In the year of grace 1412 the Vicomte, being then bedridden, died without any disease and of no malady save the inherencies of his age. "I entreat of you, my nephew," he said at last, "that always you use as touchstone the brave deed you did at Eltham. It is necessary a man serve his lady according to her commandments, but you have performed the most absurd and the cruelest task which any woman ever imposed upon her servitor. I laugh at you, and I envy you." Thus he died, about Martinmas.
Now was Antoine Riczi a powerful baron, and got no comfort of his lordship, since in his meditations the King of Darkness, that old incendiary, had added a daily fuel until the ancient sorrow quickened into vaulting flames of wrath and of disgust.
"What now avail my riches?" said the Vicomte. "Nay, how much wealthier was I when I was loved, and was myself an eager lover! I relish no other pleasures than those of love. Love's sot am I, drunk with a deadly wine, poor fool, and ever I thirst.

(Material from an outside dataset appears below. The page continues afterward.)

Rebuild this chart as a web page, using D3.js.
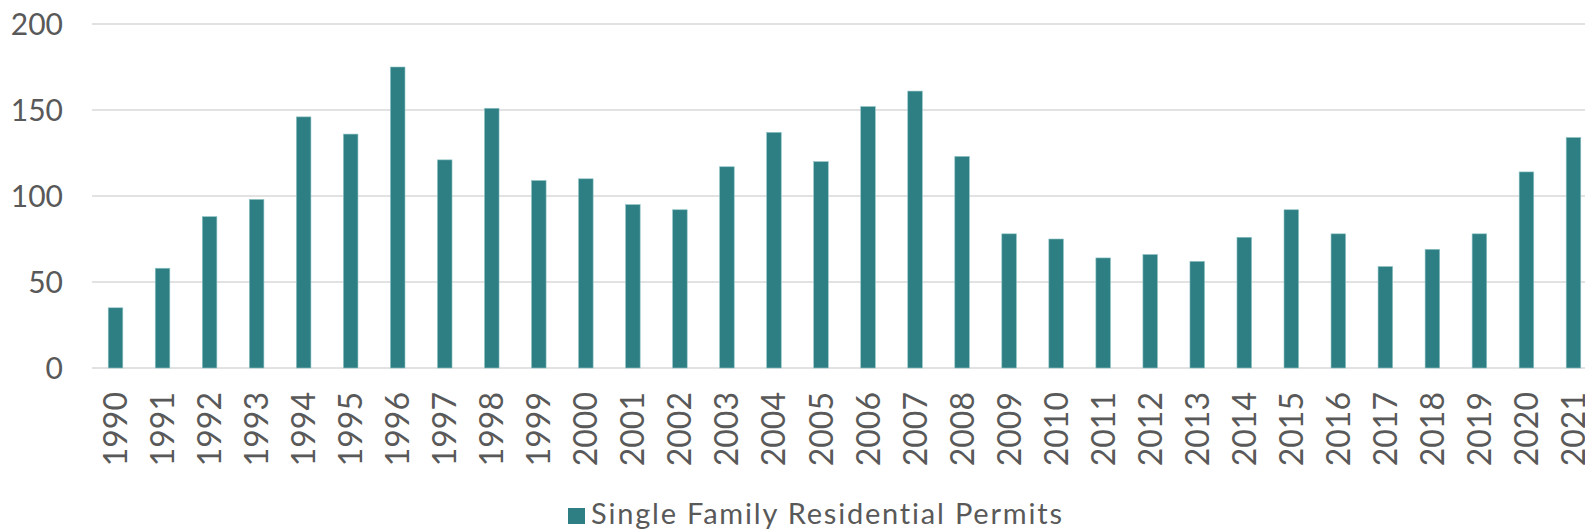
<!DOCTYPE html>
<html>
<head>
<meta charset="utf-8">
<script src="https://cdn.jsdelivr.net/npm/d3@7"></script>
<style>
  body { margin: 0; background: #fff; }
  svg { display: block; overflow: hidden; }
  text { font-family: Lato, "Noto Sans", sans-serif; fill: #595959; }
</style>
</head>
<body>
<svg id="chart"></svg>
<script>
let years = ["1990","1991","1992","1993","1994","1995","1996","1997","1998","1999",
             "2000","2001","2002","2003","2004","2005","2006","2007","2008","2009",
             "2010","2011","2012","2013","2014","2015","2016","2017","2018","2019",
             "2020","2021"];
let permits = [35, 58, 88, 98, 146, 136, 175, 121, 151, 109,
               110, 95, 92, 117, 137, 120, 152, 161, 123, 78,
               75, 64, 66, 62, 76, 92, 78, 59, 69, 78,
               114, 134];
let yTicks = [0, 50, 100, 150, 200];
let seriesName = "Single Family Residential Permits";

let width = 1585;
let height = 529;

let svg = d3.select("#chart")
    .attr("width", width)
    .attr("height", height);

// plot runs past the right edge, like the original crop
let x = d3.scaleBand()
    .domain(years)
    .range([92, 1597])
    .paddingInner(0.69)
    .paddingOuter(0.345);

let y = d3.scaleLinear()
    .domain([0, 200])
    .range([368, 24]);

// gridlines
svg.append("g")
    .selectAll("line")
    .data(yTicks)
    .enter()
    .append("line")
    .attr("x1", 92)
    .attr("x2", 1597)
    .attr("y1", d => y(d))
    .attr("y2", d => y(d))
    .attr("stroke", "#d9d9d9")
    .attr("stroke-width", 1.5);

// y labels
svg.append("g")
    .selectAll("text")
    .data(yTicks)
    .enter()
    .append("text")
    .attr("x", 63)
    .attr("y", d => y(d))
    .attr("dy", "0.36em")
    .attr("text-anchor", "end")
    .style("font-size", "30px")
    .text(d => d);

// bars
svg.append("g")
    .selectAll("rect")
    .data(permits)
    .enter()
    .append("rect")
    .attr("x", (d, i) => x(years[i]))
    .attr("width", x.bandwidth())
    .attr("y", d => y(d))
    .attr("height", d => y(0) - y(d))
    .attr("fill", "#2e7f84")
    .attr("stroke", "#8fc3c5")
    .attr("stroke-width", 0.6);

// x labels, rotated
svg.append("g")
    .selectAll("text")
    .data(years)
    .enter()
    .append("text")
    .attr("transform", d => `translate(${x(d) + x.bandwidth() / 2},392) rotate(-90)`)
    .attr("dy", "0.36em")
    .attr("text-anchor", "end")
    .style("font-size", "32px")
    .text(d => d);

// legend
let legend = svg.append("g");
legend.append("rect")
    .attr("x", 568)
    .attr("y", 508)
    .attr("width", 17)
    .attr("height", 16)
    .attr("fill", "#2e7f84");
legend.append("text")
    .attr("x", 591)
    .attr("y", 524)
    .style("font-size", "29px")
    .style("letter-spacing", "1.8px")
    .text(seriesName);
</script>
</body>
</html>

As vapor are all my chattels and my acres, and the more my dominion and my power increase, the more rancorously does my heart sustain its misery, being robbed of that fair merchandise which is the King of England's. To hate her is scant comfort and to despise her none at all, since it follows that I who am unable to forget the wanton am even more to be despised than she. I will go into England and execute what mischief I may against her."

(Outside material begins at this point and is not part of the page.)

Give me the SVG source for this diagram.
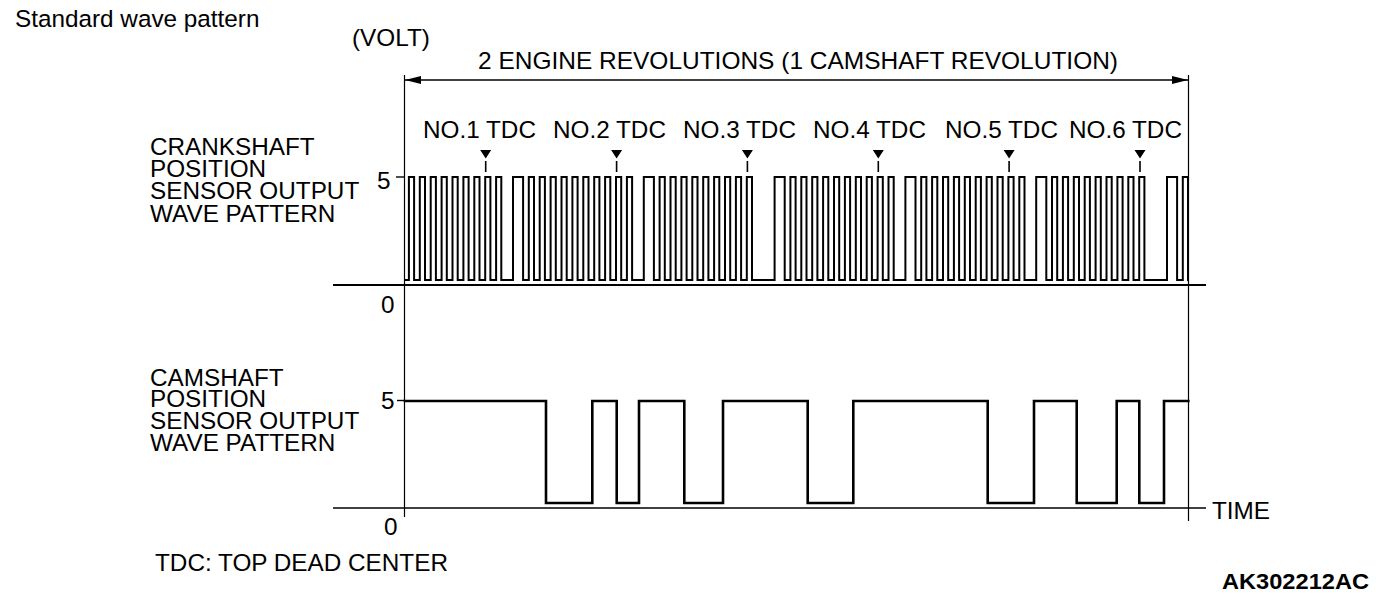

The new Vicomte de Montbrison set forth for Paris, first to do homage for his fief, and secondly to be accredited for some plausible mission into England. But in Paris he got disquieting news. Jehane's husband was dead, and her stepson Henry, the fifth monarch of that name to reign in Britain, had invaded France to support preposterous claims which the man advanced to the very crown of that latter kingdom; and as the earth is altered by the advent of winter was the appearance of France transformed by his coming, and everywhere the nobles were stirred up to arms, the castles were closed, the huddled cities were fortified, and on either hand arose intrenchments.
Thus through this sudden turn was the new Vicomte, the dreamer and the recluse, caught up by the career of events, as a straw is by a torrent, when the French lords marched with their vassals to Harfleur, where they were soundly drubbed by the King of England; as afterward at Agincourt.
But in the year of grace 1417 there was a breathing space for discredited France, and presently the Vicomte de Montbrison was sent into England, as ambassador. He got in London a fruitless audience of King Henry, whose demands were such as rendered a renewal of the war inevitable; and afterward, in the month of April, about the day of Palm Sunday, and within her dower-palace of Havering-Bower, an interview with Queen Jehane.
Nicolas omits, and unaccountably, to mention that during the French wars she had ruled England as Regent, and with marvellous capacity—although this fact, as you will see more lately, is the pivot of his chronicle.